This article is originally referred from IFC Markets Technical Analysis
On Monday the US high-tech stock index Nasdaq 100 updated its historical high in spite of the weak US GDP data for the second quarter. On Tuesday, the weak data on consumer spending came out and the index slightly declined. Will the US stock market correction happen?
The valuations of stocks of the US high-tech companies are much higher than the ones of the traditional economy corporations. The Р/Е ratio (current share price/earnings per share) for Nasdaq 100 index is 23. For the S&P 500 it is lower: 19,8. As a result, for instance, the online store Amazon equalled the oil giant Exxon Mobil in capitalization. The P/E ratio of Amazon reached 195, while for Exxon Mobil it is significantly lower: 29. It is difficult to say how justified are the high valuations of high-tech companies. Currently 353 corporations from S&P 500 components have reported earnings for the second quarter.
On the basis of these data investors forecast a reduction of the total earnings of S&P 500 components by 2,6%. Market participants are now waiting for the release of labor market data for July on Friday. We do not exclude they may be negative despite the small increase in employment in the US based on the report of the independent agency ADP, published on Wednesday.
On the daily chart Nasdaq 100: D1 is inching lower from the upper bound of the uptrend. The MACD and Parabolic indicators have formed the signal to sell. The Bollinger bands have widened a lot which means higher volatility. The RSI indicator is in the overbought zone. No divergence. The bearish momentum may develop in case Nasdaq 100 index falls below Tuesday low: 4680. This level may serve as a point of entry.

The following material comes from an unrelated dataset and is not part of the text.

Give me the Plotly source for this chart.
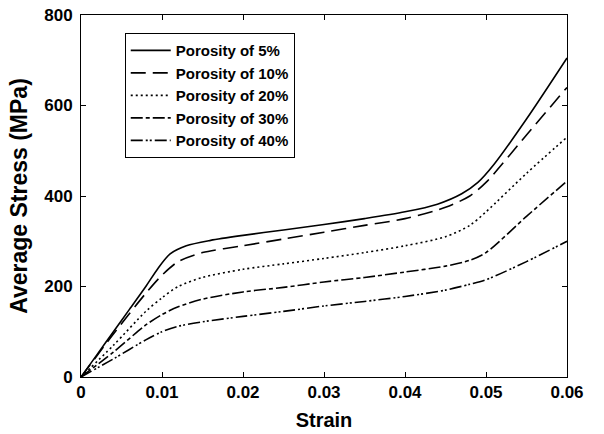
import plotly.graph_objects as go

strain_5 = [0, 0.002, 0.004, 0.006, 0.008, 0.0095, 0.011, 0.013, 0.016, 0.02, 0.025, 0.03, 0.035, 0.04, 0.044, 0.047, 0.049, 0.051, 0.055, 0.06]
stress_5 = [0, 50, 100, 150, 200, 240, 272, 290, 302, 313, 325, 337, 350, 365, 382, 405, 430, 470, 570, 705]

strain_10 = [0, 0.004, 0.008, 0.01, 0.012, 0.015, 0.02, 0.025, 0.03, 0.035, 0.04, 0.045, 0.048, 0.05, 0.055, 0.06]
stress_10 = [0, 95, 185, 225, 255, 275, 290, 305, 320, 335, 350, 375, 400, 430, 535, 640]

strain_20 = [0, 0.004, 0.008, 0.01, 0.012, 0.015, 0.02, 0.025, 0.03, 0.035, 0.04, 0.045, 0.048, 0.05, 0.055, 0.06]
stress_20 = [0, 70, 145, 175, 200, 220, 238, 250, 262, 275, 290, 310, 335, 365, 450, 530]

strain_30 = [0, 0.004, 0.008, 0.01, 0.012, 0.015, 0.02, 0.025, 0.03, 0.035, 0.04, 0.045, 0.048, 0.05, 0.055, 0.06]
stress_30 = [0, 55, 115, 138, 155, 172, 188, 198, 210, 220, 232, 245, 258, 275, 355, 433]

strain_40 = [0, 0.004, 0.008, 0.01, 0.012, 0.015, 0.02, 0.025, 0.03, 0.035, 0.04, 0.045, 0.048, 0.05, 0.055, 0.06]
stress_40 = [0, 40, 82, 100, 112, 122, 134, 145, 157, 167, 178, 192, 205, 215, 255, 300]

names = ["Porosity of 5%", "Porosity of 10%", "Porosity of 20%", "Porosity of 30%", "Porosity of 40%"]
xs = [strain_5, strain_10, strain_20, strain_30, strain_40]
ys = [stress_5, stress_10, stress_20, stress_30, stress_40]
dashes = ["solid", "15px,7px", "2px,3px", "12px,3px,4px,3px", "12px,3px,2px,2px,2px,3px"]

fig = go.Figure()
for n, x, y, d in zip(names, xs, ys, dashes):
    fig.add_trace(go.Scatter(x=x, y=y, name=n, mode="lines",
                             line=dict(color="black", width=1.6, dash=d, shape="spline", smoothing=0.8)))

font = "Liberation Sans, Arial, sans-serif"
fig.update_layout(
    width=604, height=434,
    margin=dict(l=81, r=37, t=15, b=57),
    paper_bgcolor="white", plot_bgcolor="white",
    font=dict(family=font, color="black"),
    showlegend=True,
    legend=dict(x=0.09, y=0.95, xanchor="left", yanchor="top",
                bordercolor="black", borderwidth=1, bgcolor="white",
                font=dict(family=font, size=15, color="black", weight="bold"),
                tracegroupgap=0, itemwidth=40),
)
fig.update_xaxes(range=[0, 0.06], tickvals=[0, 0.01, 0.02, 0.03, 0.04, 0.05, 0.06],
                 ticktext=["0", "0.01", "0.02", "0.03", "0.04", "0.05", "0.06"],
                 ticks="inside", ticklen=5, tickcolor="black", showline=True, linecolor="black",
                 linewidth=1, mirror="ticks", showgrid=False, zeroline=False, automargin=False,
                 tickfont=dict(size=17, weight="bold"),
                 title=dict(text="Strain", font=dict(size=20, weight="bold"), standoff=11))
fig.update_yaxes(range=[0, 800], tickvals=[0, 200, 400, 600, 800],
                 ticks="inside", ticklen=5, tickcolor="black", showline=True, linecolor="black",
                 linewidth=1, mirror="ticks", showgrid=False, zeroline=False, automargin=False,
                 ticklabelstandoff=4,
                 tickfont=dict(size=17, weight="bold"),
                 title=dict(text="Average Stress (MPa)", font=dict(size=23, weight="bold"), standoff=10))

fig.write_html("out.html", config={"displayModeBar": False},
               post_script="document.body.style.margin='0';")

The initial stop-loss may be placed above the historical high, the last fractal high, as well as the Parabolic signal: 4770. After opening the pending order, we shall move the stop to the next fractal high following the Bollinger and Parabolic signals. Thus, we are changing the probable profit/loss ratio to the breakeven point. The most risk-averse traders may switch to the 4-hour chart after the trade and place there a stop-loss moving it in the direction of the trade. If the price meets the stop-loss level at 4770, without reaching the order at 4680, we recommend cancelling the position: the market sustains internal changes which were not taken into account.